Splunk has also recently announced some new business lines "that people wouldn't always expect" from the cloud company, Merritt told Cramer.
"We've got a whole next-gen[eration] mobile platform that has an augmented reality framework on top, so that customers like University of Connecticut, in their aquaponics lab, where they grow fish, can now use their mobile devices and walk through the lab to check things like UV light [and] pH balance," the CEO said.
Ideally, companies that need to continuously monitor their operations will use this platform "to make sure that their businesses are being run well and effectively using Splunk," Merritt said.
Splunk serves a host of corporate clients including Coca-Cola, Nordstrom, and Groupon, and helps federal customers like the state of Alaska manage compliance and security requirements. The company is also partnered with Amazon's cloud division, Amazon Web Services.

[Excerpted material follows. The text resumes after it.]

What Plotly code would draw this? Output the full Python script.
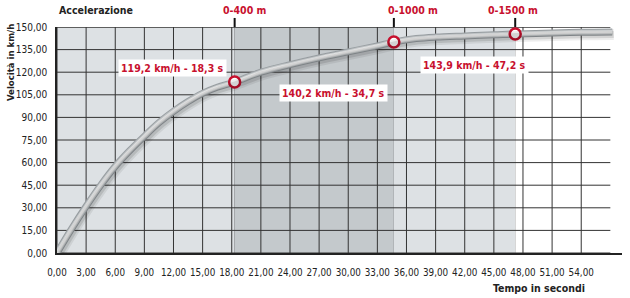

The San Francisco-based analytics giant helps its corporate customers gather real-time data related to their businesses to smooth operations, boost security and gain eye-opening insights into consumer patterns.
In late November, Splunk topped Wall Street's earnings and revenue estimates for its fiscal third quarter, posting 40 percent year-over-year revenue growth. Management raised its full-year revenue guidance as well as its outlook for 2019.
Splunk's stock rose 2.59 percent Monday amid marketwide volatility, settling at $108.40 a share.